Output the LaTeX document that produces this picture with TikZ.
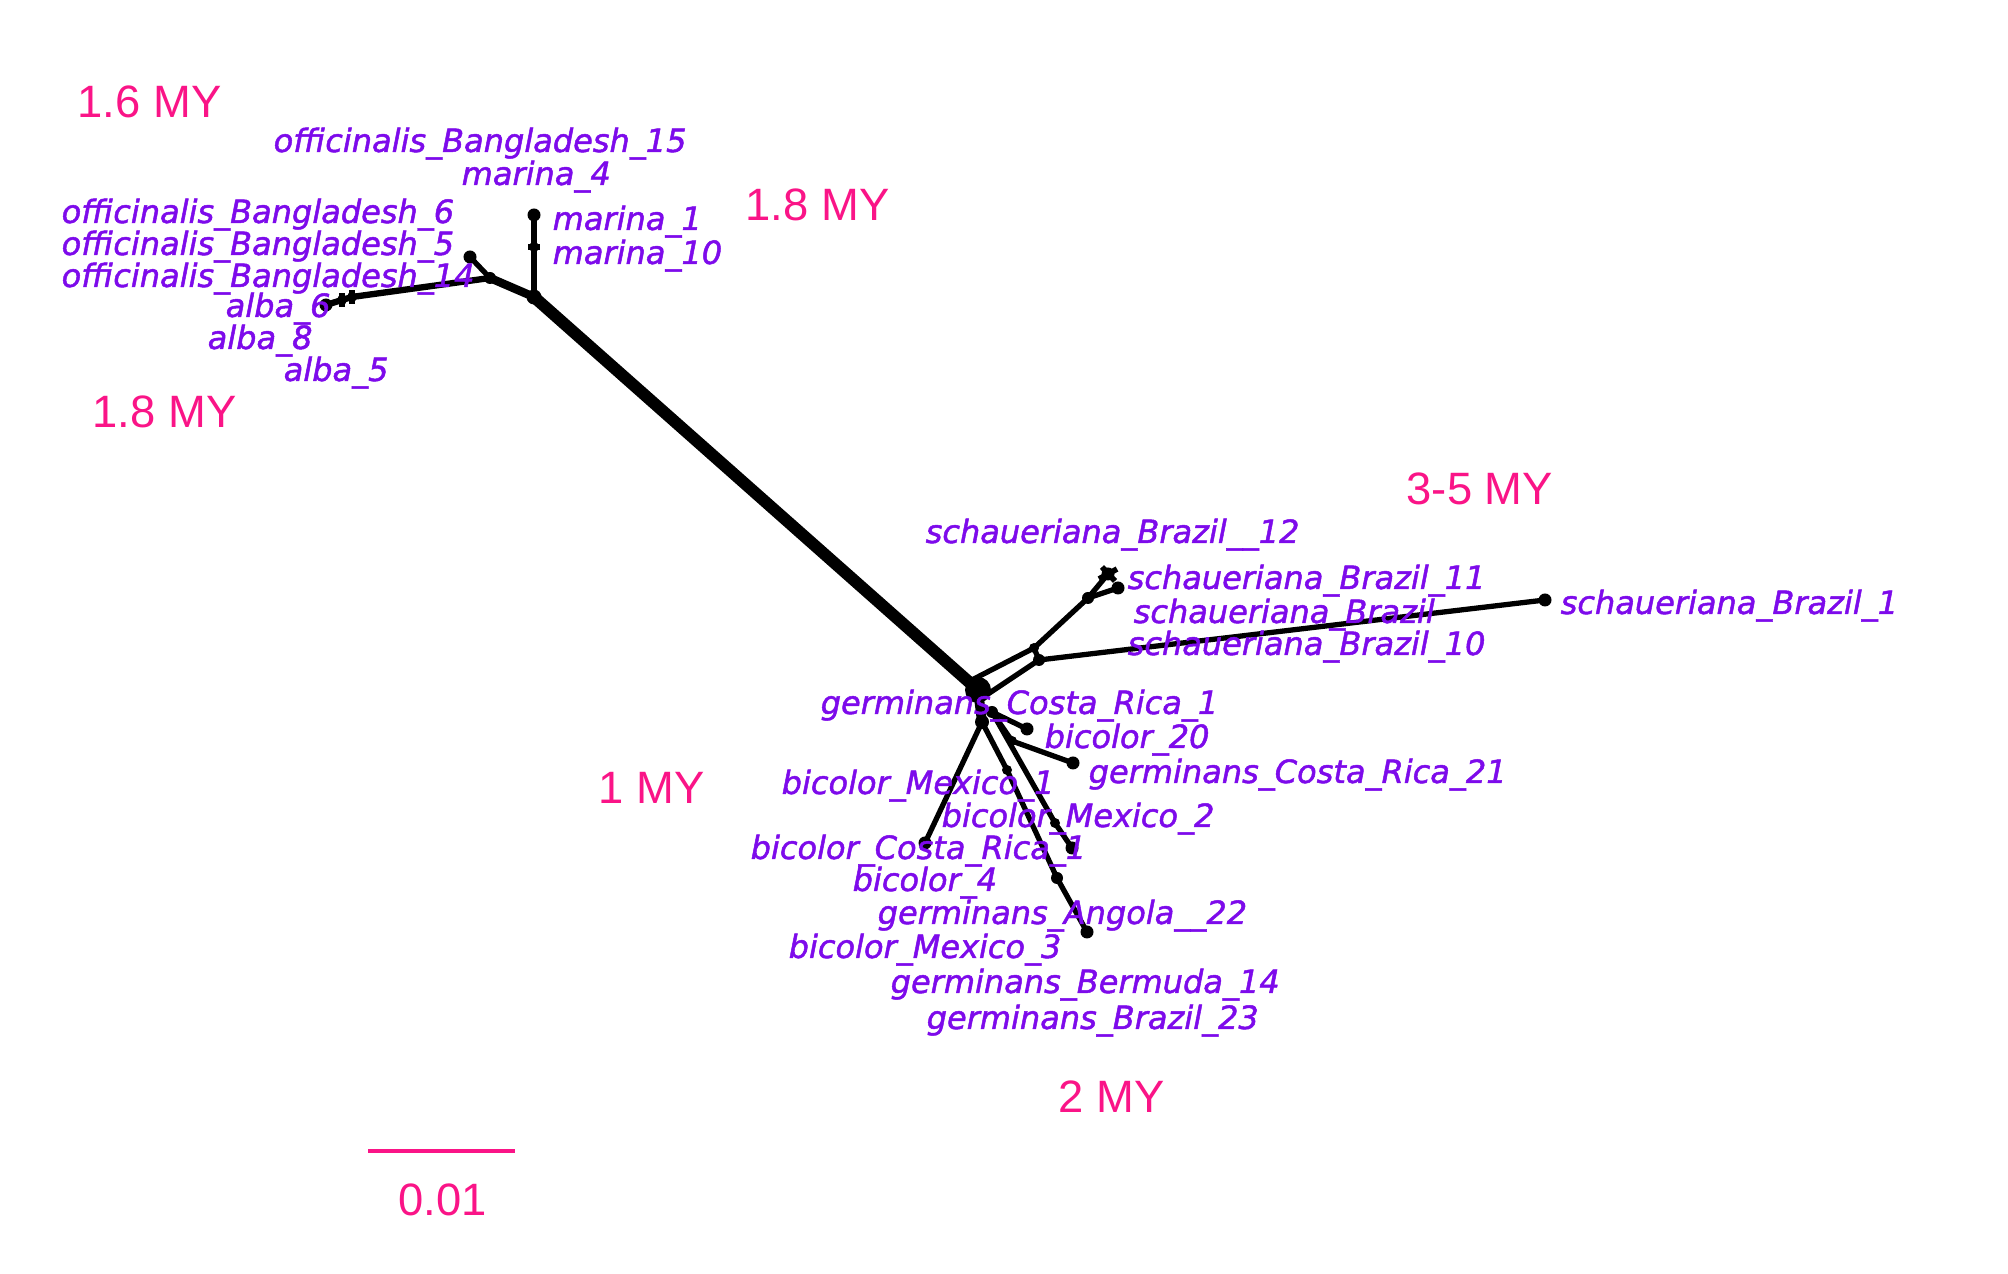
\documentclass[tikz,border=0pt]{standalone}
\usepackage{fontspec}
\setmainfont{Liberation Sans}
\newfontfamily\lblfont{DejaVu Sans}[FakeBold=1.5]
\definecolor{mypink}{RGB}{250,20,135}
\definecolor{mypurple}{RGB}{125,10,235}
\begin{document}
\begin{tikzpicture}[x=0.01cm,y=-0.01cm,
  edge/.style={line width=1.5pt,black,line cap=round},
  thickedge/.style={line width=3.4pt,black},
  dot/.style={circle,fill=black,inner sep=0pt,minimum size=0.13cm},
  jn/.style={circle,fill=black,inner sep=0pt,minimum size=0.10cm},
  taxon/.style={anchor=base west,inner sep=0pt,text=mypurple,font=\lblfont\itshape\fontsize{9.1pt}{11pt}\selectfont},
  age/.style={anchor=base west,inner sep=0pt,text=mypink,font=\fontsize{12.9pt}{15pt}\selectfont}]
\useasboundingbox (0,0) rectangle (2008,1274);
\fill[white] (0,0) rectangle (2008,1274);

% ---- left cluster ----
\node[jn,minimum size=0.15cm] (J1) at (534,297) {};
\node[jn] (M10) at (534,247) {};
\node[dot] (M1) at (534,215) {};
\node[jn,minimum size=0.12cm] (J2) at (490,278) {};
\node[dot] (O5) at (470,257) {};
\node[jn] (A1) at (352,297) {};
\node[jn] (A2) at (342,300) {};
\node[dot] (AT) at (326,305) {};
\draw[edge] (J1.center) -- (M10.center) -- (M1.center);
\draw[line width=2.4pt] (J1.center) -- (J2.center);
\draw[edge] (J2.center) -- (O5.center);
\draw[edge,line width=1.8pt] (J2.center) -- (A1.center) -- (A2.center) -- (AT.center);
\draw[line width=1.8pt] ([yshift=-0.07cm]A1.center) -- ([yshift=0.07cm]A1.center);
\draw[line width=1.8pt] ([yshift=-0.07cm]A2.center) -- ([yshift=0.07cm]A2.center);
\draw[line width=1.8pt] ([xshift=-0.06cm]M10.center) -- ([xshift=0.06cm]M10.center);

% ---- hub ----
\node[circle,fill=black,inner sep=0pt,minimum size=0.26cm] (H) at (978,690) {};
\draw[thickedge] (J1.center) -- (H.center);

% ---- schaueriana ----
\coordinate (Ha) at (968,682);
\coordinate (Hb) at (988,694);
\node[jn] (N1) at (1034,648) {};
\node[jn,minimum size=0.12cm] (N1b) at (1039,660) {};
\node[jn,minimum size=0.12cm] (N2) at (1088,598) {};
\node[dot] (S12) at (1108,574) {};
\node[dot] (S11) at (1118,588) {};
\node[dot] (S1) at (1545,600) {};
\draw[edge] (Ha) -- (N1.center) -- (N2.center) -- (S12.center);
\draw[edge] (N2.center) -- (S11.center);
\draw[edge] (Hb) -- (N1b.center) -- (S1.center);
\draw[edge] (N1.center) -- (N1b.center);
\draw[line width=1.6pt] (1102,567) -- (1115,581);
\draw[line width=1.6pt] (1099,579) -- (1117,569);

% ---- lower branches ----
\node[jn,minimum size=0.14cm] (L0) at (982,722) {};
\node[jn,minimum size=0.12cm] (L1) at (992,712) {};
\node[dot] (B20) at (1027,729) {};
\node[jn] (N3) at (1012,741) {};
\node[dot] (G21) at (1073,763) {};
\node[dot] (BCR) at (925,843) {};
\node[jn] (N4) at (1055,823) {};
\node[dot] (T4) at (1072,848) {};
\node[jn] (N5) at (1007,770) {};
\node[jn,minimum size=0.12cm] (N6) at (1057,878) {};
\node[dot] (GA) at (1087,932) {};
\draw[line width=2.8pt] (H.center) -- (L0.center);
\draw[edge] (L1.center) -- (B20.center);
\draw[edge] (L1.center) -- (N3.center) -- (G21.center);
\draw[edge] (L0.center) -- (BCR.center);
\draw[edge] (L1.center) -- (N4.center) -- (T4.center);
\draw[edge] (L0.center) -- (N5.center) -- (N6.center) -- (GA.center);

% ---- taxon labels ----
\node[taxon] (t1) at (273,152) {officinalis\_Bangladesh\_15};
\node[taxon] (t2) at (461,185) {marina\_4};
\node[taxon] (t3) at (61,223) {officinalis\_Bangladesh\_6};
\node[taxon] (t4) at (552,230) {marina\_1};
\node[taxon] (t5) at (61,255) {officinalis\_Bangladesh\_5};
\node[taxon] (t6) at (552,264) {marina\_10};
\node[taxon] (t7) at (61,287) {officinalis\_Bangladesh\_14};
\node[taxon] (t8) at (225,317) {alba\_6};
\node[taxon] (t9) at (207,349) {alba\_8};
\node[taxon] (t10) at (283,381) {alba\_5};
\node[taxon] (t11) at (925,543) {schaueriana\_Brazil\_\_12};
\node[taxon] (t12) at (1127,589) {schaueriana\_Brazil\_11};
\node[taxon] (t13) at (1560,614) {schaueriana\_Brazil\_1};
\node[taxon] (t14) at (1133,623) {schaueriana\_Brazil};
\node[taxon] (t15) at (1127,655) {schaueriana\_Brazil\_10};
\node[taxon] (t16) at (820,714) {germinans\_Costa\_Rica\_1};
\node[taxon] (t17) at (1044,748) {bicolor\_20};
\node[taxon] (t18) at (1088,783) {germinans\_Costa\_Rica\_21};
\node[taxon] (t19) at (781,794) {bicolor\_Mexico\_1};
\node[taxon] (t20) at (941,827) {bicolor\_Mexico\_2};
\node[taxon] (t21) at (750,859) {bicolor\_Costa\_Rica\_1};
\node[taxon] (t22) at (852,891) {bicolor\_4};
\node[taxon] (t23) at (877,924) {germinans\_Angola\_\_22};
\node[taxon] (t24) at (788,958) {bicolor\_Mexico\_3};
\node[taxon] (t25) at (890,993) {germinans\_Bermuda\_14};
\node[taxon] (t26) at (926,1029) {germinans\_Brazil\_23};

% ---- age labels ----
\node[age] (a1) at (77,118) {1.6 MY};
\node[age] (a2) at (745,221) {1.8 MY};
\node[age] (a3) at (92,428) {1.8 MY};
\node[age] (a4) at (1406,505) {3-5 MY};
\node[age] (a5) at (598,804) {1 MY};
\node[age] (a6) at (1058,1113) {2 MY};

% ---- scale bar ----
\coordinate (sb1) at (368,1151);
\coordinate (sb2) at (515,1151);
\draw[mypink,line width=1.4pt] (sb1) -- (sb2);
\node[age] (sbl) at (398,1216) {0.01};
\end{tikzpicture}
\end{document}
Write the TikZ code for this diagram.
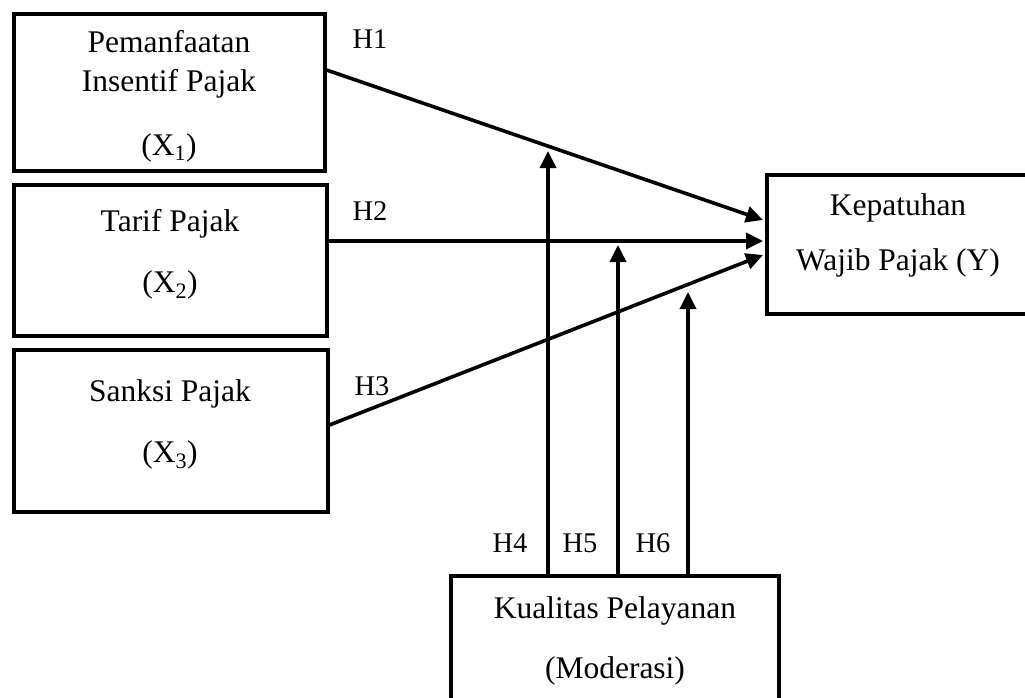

_ _ _ _

» TO DO
In the copy, include all records verbatim but no images.

» TASK SOLUTION
Output the LaTeX document that produces this picture with TikZ.
\documentclass[tikz,border=0pt]{standalone}
\usepackage{fontspec}
\setmainfont{Liberation Sans}
\newfontfamily\lblfont{DejaVu Sans}[FakeBold=1.5]
\definecolor{mypink}{RGB}{250,20,135}
\definecolor{mypurple}{RGB}{125,10,235}
\begin{document}
\begin{tikzpicture}[x=0.01cm,y=-0.01cm,
  edge/.style={line width=1.5pt,black,line cap=round},
  thickedge/.style={line width=3.4pt,black},
  dot/.style={circle,fill=black,inner sep=0pt,minimum size=0.13cm},
  jn/.style={circle,fill=black,inner sep=0pt,minimum size=0.10cm},
  taxon/.style={anchor=base west,inner sep=0pt,text=mypurple,font=\lblfont\itshape\fontsize{9.1pt}{11pt}\selectfont},
  age/.style={anchor=base west,inner sep=0pt,text=mypink,font=\fontsize{12.9pt}{15pt}\selectfont}]
\useasboundingbox (0,0) rectangle (2008,1274);
\fill[white] (0,0) rectangle (2008,1274);

% ---- left cluster ----
\node[jn,minimum size=0.15cm] (J1) at (534,297) {};
\node[jn] (M10) at (534,247) {};
\node[dot] (M1) at (534,215) {};
\node[jn,minimum size=0.12cm] (J2) at (490,278) {};
\node[dot] (O5) at (470,257) {};
\node[jn] (A1) at (352,297) {};
\node[jn] (A2) at (342,300) {};
\node[dot] (AT) at (326,305) {};
\draw[edge] (J1.center) -- (M10.center) -- (M1.center);
\draw[line width=2.4pt] (J1.center) -- (J2.center);
\draw[edge] (J2.center) -- (O5.center);
\draw[edge,line width=1.8pt] (J2.center) -- (A1.center) -- (A2.center) -- (AT.center);
\draw[line width=1.8pt] ([yshift=-0.07cm]A1.center) -- ([yshift=0.07cm]A1.center);
\draw[line width=1.8pt] ([yshift=-0.07cm]A2.center) -- ([yshift=0.07cm]A2.center);
\draw[line width=1.8pt] ([xshift=-0.06cm]M10.center) -- ([xshift=0.06cm]M10.center);

% ---- hub ----
\node[circle,fill=black,inner sep=0pt,minimum size=0.26cm] (H) at (978,690) {};
\draw[thickedge] (J1.center) -- (H.center);

% ---- schaueriana ----
\coordinate (Ha) at (968,682);
\coordinate (Hb) at (988,694);
\node[jn] (N1) at (1034,648) {};
\node[jn,minimum size=0.12cm] (N1b) at (1039,660) {};
\node[jn,minimum size=0.12cm] (N2) at (1088,598) {};
\node[dot] (S12) at (1108,574) {};
\node[dot] (S11) at (1118,588) {};
\node[dot] (S1) at (1545,600) {};
\draw[edge] (Ha) -- (N1.center) -- (N2.center) -- (S12.center);
\draw[edge] (N2.center) -- (S11.center);
\draw[edge] (Hb) -- (N1b.center) -- (S1.center);
\draw[edge] (N1.center) -- (N1b.center);
\draw[line width=1.6pt] (1102,567) -- (1115,581);
\draw[line width=1.6pt] (1099,579) -- (1117,569);

% ---- lower branches ----
\node[jn,minimum size=0.14cm] (L0) at (982,722) {};
\node[jn,minimum size=0.12cm] (L1) at (992,712) {};
\node[dot] (B20) at (1027,729) {};
\node[jn] (N3) at (1012,741) {};
\node[dot] (G21) at (1073,763) {};
\node[dot] (BCR) at (925,843) {};
\node[jn] (N4) at (1055,823) {};
\node[dot] (T4) at (1072,848) {};
\node[jn] (N5) at (1007,770) {};
\node[jn,minimum size=0.12cm] (N6) at (1057,878) {};
\node[dot] (GA) at (1087,932) {};
\draw[line width=2.8pt] (H.center) -- (L0.center);
\draw[edge] (L1.center) -- (B20.center);
\draw[edge] (L1.center) -- (N3.center) -- (G21.center);
\draw[edge] (L0.center) -- (BCR.center);
\draw[edge] (L1.center) -- (N4.center) -- (T4.center);
\draw[edge] (L0.center) -- (N5.center) -- (N6.center) -- (GA.center);

% ---- taxon labels ----
\node[taxon] (t1) at (273,152) {officinalis\_Bangladesh\_15};
\node[taxon] (t2) at (461,185) {marina\_4};
\node[taxon] (t3) at (61,223) {officinalis\_Bangladesh\_6};
\node[taxon] (t4) at (552,230) {marina\_1};
\node[taxon] (t5) at (61,255) {officinalis\_Bangladesh\_5};
\node[taxon] (t6) at (552,264) {marina\_10};
\node[taxon] (t7) at (61,287) {officinalis\_Bangladesh\_14};
\node[taxon] (t8) at (225,317) {alba\_6};
\node[taxon] (t9) at (207,349) {alba\_8};
\node[taxon] (t10) at (283,381) {alba\_5};
\node[taxon] (t11) at (925,543) {schaueriana\_Brazil\_\_12};
\node[taxon] (t12) at (1127,589) {schaueriana\_Brazil\_11};
\node[taxon] (t13) at (1560,614) {schaueriana\_Brazil\_1};
\node[taxon] (t14) at (1133,623) {schaueriana\_Brazil};
\node[taxon] (t15) at (1127,655) {schaueriana\_Brazil\_10};
\node[taxon] (t16) at (820,714) {germinans\_Costa\_Rica\_1};
\node[taxon] (t17) at (1044,748) {bicolor\_20};
\node[taxon] (t18) at (1088,783) {germinans\_Costa\_Rica\_21};
\node[taxon] (t19) at (781,794) {bicolor\_Mexico\_1};
\node[taxon] (t20) at (941,827) {bicolor\_Mexico\_2};
\node[taxon] (t21) at (750,859) {bicolor\_Costa\_Rica\_1};
\node[taxon] (t22) at (852,891) {bicolor\_4};
\node[taxon] (t23) at (877,924) {germinans\_Angola\_\_22};
\node[taxon] (t24) at (788,958) {bicolor\_Mexico\_3};
\node[taxon] (t25) at (890,993) {germinans\_Bermuda\_14};
\node[taxon] (t26) at (926,1029) {germinans\_Brazil\_23};

% ---- age labels ----
\node[age] (a1) at (77,118) {1.6 MY};
\node[age] (a2) at (745,221) {1.8 MY};
\node[age] (a3) at (92,428) {1.8 MY};
\node[age] (a4) at (1406,505) {3-5 MY};
\node[age] (a5) at (598,804) {1 MY};
\node[age] (a6) at (1058,1113) {2 MY};

% ---- scale bar ----
\coordinate (sb1) at (368,1151);
\coordinate (sb2) at (515,1151);
\draw[mypink,line width=1.4pt] (sb1) -- (sb2);
\node[age] (sbl) at (398,1216) {0.01};
\end{tikzpicture}
\end{document}
Write the TikZ code for this diagram.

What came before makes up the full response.